(Given instruction): The listing below holds pictures; exclude them. Return exactly the lines from the one with "Output the component" through the one with "Chart.register(...registerables);".

--- BEGIN Entries ---

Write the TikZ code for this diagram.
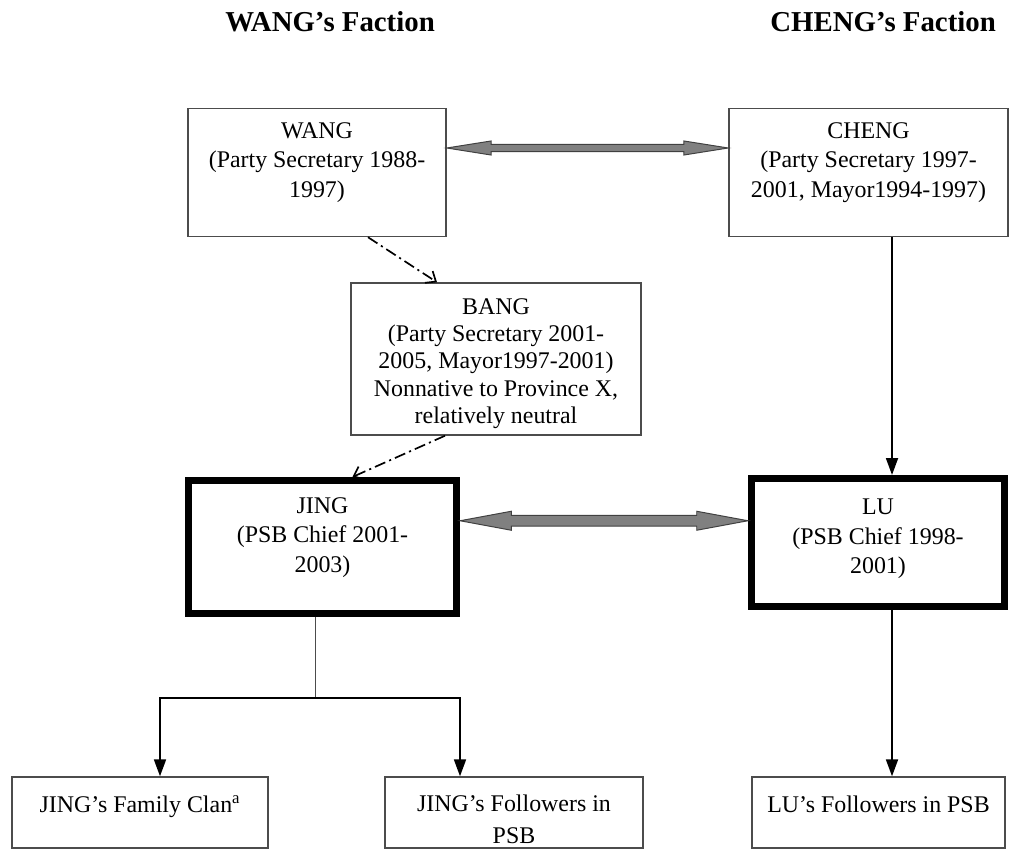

--- END Entries ---
--- BEGIN Entries ---

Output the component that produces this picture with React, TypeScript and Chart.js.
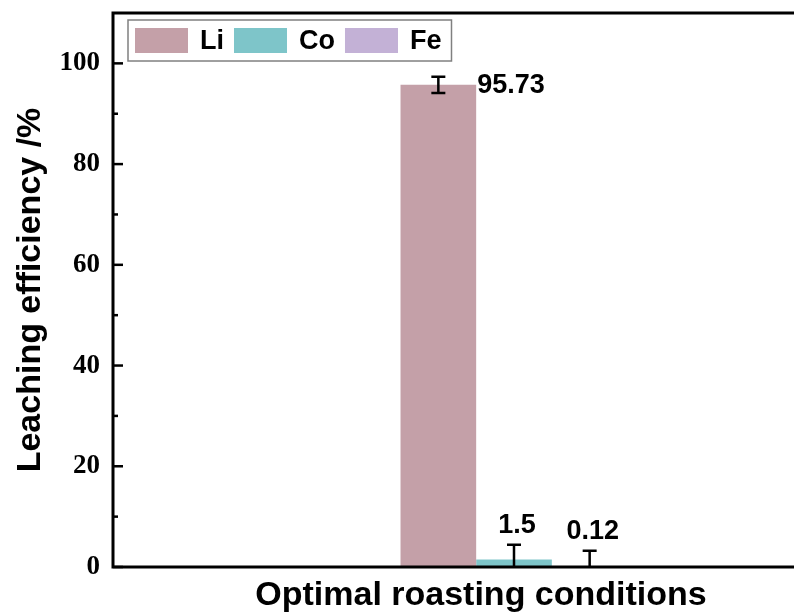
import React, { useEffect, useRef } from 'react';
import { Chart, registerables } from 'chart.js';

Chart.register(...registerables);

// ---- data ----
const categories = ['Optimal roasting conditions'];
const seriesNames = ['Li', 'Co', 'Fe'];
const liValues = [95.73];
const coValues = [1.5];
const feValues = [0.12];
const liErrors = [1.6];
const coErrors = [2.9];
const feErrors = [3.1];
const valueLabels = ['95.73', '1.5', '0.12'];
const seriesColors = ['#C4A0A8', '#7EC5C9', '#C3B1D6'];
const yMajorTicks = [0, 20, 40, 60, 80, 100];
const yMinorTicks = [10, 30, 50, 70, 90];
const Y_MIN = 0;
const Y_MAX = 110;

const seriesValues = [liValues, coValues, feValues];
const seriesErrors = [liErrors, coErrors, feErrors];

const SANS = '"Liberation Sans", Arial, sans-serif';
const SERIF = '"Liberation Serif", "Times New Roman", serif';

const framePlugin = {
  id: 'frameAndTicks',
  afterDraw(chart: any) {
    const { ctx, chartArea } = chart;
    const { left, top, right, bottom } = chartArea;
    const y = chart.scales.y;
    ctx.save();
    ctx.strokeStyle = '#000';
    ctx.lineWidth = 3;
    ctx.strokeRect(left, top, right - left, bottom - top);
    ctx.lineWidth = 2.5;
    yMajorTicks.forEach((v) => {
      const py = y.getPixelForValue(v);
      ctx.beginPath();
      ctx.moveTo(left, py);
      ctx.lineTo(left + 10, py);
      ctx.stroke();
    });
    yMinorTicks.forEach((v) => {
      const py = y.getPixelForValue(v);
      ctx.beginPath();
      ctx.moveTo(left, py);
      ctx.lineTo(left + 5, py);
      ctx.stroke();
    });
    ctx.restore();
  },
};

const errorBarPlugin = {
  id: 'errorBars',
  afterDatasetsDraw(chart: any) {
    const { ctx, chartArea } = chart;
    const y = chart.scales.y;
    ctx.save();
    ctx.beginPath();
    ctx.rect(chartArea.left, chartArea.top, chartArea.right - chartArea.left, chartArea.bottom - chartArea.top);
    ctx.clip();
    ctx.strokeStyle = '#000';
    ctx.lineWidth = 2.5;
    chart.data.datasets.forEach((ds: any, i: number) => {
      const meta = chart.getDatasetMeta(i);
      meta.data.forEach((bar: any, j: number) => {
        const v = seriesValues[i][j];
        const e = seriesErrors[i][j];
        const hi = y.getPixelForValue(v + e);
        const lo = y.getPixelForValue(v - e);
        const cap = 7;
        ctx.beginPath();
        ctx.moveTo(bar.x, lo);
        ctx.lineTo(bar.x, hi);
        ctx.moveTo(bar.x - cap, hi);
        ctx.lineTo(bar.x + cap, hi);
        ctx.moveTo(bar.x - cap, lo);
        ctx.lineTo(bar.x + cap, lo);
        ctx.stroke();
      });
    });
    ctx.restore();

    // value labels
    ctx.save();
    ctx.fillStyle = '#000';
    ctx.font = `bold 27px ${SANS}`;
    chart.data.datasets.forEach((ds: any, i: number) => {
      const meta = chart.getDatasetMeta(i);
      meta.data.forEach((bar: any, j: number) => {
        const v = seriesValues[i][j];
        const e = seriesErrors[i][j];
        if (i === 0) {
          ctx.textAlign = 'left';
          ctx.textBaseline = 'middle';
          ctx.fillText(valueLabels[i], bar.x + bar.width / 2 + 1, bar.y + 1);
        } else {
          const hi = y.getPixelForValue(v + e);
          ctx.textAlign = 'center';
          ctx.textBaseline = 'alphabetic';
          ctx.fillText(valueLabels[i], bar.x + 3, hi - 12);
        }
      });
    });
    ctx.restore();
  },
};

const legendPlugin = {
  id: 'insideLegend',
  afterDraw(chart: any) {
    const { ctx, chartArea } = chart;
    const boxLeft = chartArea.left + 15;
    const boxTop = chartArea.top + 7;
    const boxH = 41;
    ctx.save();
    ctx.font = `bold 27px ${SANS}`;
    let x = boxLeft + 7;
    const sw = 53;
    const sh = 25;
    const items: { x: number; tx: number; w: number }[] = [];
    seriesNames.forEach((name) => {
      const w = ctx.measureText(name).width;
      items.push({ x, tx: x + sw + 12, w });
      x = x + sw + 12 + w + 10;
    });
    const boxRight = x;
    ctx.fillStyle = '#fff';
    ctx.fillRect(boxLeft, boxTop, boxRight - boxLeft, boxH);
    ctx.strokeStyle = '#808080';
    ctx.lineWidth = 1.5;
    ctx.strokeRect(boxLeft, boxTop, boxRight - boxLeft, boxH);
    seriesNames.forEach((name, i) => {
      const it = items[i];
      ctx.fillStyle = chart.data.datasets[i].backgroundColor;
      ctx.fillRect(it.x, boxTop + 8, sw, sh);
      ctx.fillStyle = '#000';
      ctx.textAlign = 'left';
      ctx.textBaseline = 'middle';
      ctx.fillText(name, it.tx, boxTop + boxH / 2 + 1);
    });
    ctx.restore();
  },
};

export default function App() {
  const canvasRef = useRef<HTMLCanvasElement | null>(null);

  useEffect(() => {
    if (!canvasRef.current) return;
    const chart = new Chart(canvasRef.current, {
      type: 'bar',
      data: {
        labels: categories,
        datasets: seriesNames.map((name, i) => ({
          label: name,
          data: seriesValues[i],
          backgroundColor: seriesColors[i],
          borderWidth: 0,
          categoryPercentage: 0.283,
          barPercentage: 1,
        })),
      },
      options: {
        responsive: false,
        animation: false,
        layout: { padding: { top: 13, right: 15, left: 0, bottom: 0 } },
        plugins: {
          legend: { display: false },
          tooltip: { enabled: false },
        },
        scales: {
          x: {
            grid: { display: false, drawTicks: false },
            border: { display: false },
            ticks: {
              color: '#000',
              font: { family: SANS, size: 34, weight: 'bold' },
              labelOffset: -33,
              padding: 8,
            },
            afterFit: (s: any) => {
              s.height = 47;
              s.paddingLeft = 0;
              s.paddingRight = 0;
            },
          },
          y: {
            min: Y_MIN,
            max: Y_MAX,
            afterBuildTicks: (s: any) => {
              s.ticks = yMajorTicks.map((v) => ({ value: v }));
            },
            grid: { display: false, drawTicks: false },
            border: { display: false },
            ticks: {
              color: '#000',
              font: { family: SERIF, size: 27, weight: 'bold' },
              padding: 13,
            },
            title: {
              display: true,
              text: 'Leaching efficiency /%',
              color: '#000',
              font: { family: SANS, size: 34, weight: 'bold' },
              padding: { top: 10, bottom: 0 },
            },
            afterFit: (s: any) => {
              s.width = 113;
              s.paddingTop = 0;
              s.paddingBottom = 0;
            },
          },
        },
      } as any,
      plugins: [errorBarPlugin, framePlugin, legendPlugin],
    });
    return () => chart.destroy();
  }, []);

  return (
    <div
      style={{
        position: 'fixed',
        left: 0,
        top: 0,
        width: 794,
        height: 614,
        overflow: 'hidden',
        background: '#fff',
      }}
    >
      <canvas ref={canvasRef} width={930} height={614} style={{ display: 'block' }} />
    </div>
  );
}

--- END Entries ---
--- BEGIN Entries ---

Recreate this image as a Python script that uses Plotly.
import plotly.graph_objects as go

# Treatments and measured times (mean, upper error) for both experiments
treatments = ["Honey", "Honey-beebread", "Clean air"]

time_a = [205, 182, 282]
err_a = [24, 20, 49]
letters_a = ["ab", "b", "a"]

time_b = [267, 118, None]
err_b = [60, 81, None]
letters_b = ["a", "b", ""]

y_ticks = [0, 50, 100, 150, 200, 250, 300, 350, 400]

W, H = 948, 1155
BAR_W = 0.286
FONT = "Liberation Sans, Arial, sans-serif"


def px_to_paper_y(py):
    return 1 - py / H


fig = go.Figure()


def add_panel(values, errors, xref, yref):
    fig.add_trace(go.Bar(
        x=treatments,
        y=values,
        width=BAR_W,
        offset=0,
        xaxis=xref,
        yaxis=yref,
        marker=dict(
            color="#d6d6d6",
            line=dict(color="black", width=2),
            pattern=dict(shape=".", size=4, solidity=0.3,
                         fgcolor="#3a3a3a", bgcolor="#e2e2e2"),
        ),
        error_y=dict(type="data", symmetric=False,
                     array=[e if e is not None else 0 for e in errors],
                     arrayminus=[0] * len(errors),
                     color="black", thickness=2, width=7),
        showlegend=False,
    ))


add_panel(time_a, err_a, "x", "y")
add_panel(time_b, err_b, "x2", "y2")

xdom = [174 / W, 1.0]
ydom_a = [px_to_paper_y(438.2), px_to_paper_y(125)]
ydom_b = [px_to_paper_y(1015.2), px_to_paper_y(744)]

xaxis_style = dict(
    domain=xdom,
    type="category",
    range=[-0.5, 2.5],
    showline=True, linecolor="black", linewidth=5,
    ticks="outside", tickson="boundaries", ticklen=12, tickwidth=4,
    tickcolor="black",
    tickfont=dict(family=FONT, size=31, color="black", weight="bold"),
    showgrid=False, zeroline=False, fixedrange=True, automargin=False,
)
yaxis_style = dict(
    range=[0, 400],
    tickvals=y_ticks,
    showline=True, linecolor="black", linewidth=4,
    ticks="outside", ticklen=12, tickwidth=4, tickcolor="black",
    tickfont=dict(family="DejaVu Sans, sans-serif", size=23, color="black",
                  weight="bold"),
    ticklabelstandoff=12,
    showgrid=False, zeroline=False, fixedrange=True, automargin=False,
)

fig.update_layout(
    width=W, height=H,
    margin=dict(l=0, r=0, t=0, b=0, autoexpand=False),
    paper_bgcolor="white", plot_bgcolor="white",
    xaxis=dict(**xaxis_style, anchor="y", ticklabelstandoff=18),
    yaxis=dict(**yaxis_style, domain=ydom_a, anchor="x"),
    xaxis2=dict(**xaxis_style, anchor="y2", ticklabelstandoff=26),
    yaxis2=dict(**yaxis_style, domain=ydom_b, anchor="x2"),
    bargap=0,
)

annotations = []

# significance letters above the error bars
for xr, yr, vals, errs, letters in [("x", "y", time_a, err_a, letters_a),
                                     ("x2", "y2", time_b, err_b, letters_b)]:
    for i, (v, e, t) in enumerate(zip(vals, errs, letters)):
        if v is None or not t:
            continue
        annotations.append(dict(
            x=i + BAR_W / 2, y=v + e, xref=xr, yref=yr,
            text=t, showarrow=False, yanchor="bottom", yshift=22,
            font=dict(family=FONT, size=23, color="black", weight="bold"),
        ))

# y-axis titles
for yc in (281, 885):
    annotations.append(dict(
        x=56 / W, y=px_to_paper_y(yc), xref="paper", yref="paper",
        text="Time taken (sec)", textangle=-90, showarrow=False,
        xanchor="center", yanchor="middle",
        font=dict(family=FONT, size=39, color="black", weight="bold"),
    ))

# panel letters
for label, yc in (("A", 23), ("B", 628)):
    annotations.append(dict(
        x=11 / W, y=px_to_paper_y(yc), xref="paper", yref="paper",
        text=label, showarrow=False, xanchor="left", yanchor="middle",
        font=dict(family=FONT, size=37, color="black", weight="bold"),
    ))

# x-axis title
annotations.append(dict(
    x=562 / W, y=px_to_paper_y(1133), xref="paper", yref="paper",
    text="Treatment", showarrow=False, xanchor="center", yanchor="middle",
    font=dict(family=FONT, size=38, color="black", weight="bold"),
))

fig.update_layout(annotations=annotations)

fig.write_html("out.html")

--- END Entries ---

(Answer):
Output the component that produces this picture with React, TypeScript and Chart.js.
import React, { useEffect, useRef } from 'react';
import { Chart, registerables } from 'chart.js';

Chart.register(...registerables);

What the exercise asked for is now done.